Daily Briefing

Ten Things You Need to Know Today: 12 Jan 2021

The Week’s daily digest of the news agenda, published at 8am

1

Police will fine rule breakers

Metropolitan Police Commissioner Cressida Dick has warned lockdown rule breakers they are “increasingly likely” to be fined by officers. Writing in The Times, Dick says it is “preposterous” that anyone could be unaware of the need to follow lockdown rules, adding that those caught breaking restrictions “will find officers moving much more quickly to enforcement action”. Official data shows that 529 people died within 28 days of a positive test yesterday.

2

Trump faces second impeachment

Donald Trump is facing a second impeachment after Democrats in the House of Representatives formally charged him with “incitement of insurrection” over the Capitol Hill riot. House Speaker Nancy Pelosi said Trump “represents an imminent threat to our constitution, our country and the American people, and he must be removed from office immediately”. Her party say a vote on the article will go ahead on Wednesday unless Vice-President Mike Pence invokes constitutional powers to remove Trump from office.

3

Sunak predicts ‘Big Bang 2.0’

Chancellor Rishi Sunak has predicted a “Big Bang 2.0” for the City of London after lockdown ends.
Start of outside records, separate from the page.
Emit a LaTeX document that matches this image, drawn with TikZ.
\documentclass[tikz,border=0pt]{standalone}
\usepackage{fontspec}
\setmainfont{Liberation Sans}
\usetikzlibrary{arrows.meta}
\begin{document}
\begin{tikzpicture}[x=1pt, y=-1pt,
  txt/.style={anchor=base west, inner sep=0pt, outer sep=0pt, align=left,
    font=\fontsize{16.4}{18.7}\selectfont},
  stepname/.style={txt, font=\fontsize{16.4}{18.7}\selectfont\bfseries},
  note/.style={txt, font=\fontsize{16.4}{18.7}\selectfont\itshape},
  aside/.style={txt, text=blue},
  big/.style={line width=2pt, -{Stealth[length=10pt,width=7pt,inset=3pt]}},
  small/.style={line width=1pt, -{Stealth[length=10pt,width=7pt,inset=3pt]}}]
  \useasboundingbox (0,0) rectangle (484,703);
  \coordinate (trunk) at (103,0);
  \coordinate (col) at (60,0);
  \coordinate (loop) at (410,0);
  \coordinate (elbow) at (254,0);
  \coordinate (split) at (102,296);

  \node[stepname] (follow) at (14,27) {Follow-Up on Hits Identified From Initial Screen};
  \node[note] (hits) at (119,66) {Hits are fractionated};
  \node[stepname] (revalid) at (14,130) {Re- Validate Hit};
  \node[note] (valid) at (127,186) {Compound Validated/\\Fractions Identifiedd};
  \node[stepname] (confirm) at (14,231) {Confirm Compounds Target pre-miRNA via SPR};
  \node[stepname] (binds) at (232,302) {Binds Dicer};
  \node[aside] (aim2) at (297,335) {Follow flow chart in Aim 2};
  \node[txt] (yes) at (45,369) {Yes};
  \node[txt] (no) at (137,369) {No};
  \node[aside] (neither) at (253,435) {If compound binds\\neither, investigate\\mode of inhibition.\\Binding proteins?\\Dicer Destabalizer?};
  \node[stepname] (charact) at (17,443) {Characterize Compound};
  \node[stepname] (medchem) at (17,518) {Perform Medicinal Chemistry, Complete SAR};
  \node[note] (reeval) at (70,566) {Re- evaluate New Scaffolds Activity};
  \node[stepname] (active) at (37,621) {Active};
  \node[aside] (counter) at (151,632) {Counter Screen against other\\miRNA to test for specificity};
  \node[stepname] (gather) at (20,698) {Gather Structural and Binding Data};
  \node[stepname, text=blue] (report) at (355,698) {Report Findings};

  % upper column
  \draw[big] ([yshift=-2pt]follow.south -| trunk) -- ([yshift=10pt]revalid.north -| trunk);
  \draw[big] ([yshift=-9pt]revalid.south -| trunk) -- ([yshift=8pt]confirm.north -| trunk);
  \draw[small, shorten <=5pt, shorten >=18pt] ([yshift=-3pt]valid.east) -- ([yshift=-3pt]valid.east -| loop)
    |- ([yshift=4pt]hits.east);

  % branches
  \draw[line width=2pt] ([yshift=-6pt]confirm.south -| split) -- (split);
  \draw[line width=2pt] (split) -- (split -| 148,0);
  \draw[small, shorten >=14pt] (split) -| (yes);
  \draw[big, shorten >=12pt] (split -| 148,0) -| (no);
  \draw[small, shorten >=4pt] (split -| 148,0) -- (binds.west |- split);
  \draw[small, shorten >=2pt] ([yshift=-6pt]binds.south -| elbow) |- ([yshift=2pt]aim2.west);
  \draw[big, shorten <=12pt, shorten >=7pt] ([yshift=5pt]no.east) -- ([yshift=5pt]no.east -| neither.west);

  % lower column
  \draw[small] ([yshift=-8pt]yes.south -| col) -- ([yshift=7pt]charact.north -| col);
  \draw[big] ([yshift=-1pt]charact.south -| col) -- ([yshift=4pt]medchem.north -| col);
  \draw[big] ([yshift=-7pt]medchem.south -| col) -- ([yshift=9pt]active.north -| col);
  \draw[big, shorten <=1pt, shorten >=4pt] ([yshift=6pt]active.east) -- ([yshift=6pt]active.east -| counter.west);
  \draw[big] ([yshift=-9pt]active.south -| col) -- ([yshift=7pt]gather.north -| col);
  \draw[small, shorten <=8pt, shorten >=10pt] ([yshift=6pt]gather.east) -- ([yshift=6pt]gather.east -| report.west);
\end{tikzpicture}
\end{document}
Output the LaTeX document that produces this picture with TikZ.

Sunak said workers will return to offices after restrictions are lifted because they are “social animals” and need interaction. Speaking to City A.M., he added that he does not believe the “history books have now been written on cities”, despite months of people working from home.

4

Brexit sees sandwich confiscation

Dutch television has broadcast footage of customs officers confiscating ham sandwiches from drivers arriving by ferry from the UK. Officials are shown explaining to drivers at the Hook of Holland ferry port that since Brexit, “you are no longer allowed to bring certain foods to Europe”. The bemused travellers are shown laughing off the loss of their lunch as a border guard adds: “Welcome to the Brexit, sir, I’m sorry.”

5

Whole-life term for Reading attacker

A man who murdered three men in a Reading park has been sentenced to die in prison after a judge imposed a rare whole-life tariff. Khairi Saadallah, 26, showed no emotion as the judgement was handed down by Justice Sweeney for the “swift, ruthless and brutal” stabbings last June. Sweeney said he had “no doubt that this is a rare and exceptional case in which just punishment requires you must be kept in prison for the rest of your life”. Saadallah shouted “Allahu akhbar” before carrying out the deadly attack.

6

NHS to vaccinate over-50s by April

The head of the NHS in England has said that the health service aims to vaccinate all of the country’s over-50s against Covid by April. Simon Stevens said the jab will be given to everyone over 70 by 15 February, with the focus then switching to vaccinating 50- to 70-year-olds within two-and-a-half months. Ministers said yesterday that almost 2.3 million people have so far been vaccinated against the coronavirus, as seven new mass vaccination centres opened their doors.

7

FBI warns of violent protests

A leaked FBI memo has warned that armed protests could be held across the US in the days before Joe Biden is sworn in as president, amid reports that armed groups are planning to gather at all 50 state capitols and in Washington D.C. The president-elect insisted he was not afraid to take the oath of office, while the bureau said in a statement that it “is supporting our state, local and federal law enforcement partners with maintaining public safety in the communities we serve”.

8

‘Blacklist’ areas receiving no post

Royal Mail has published a “blacklist” of areas that no longer receive regular post because of the Covid-19 pandemic. Tens of thousands of people are only getting “limited” deliveries because so many postal staff are ill or self-isolating. Residents in some areas, including parts of London and the Southeast, said they have not received post for over a month.

9

Cuba back on US terror list

The White House has put Cuba back on a list of state sponsors of terrorism just days before Donald Trump leaves office, with the country’s backing of Venezuela blamed for the decision. Havana described the move as “political opportunism”, after President-elect Joe Biden, who takes office on 20 January, said he wanted to improve US-Cuban relations while on the campaign trail. Like his former boss Barack Obama, Biden said he is looking to improve ties between the long-term enemies. However, Trump's decision is “likely to hinder a quick repair of relations”, the BBC says.

10

Man storms animal shelter

Melbourne police are searching for an armed man who stormed an animal shelter and threatened staff. The man, reportedly dressed in “tactical-style camouflage clothing” including a mask and helmet, marched a staff member into the shelter at gunpoint, tied her hands with cable ties and demanded to know “where the cats were” before leaving without taking anything. He remains on the run.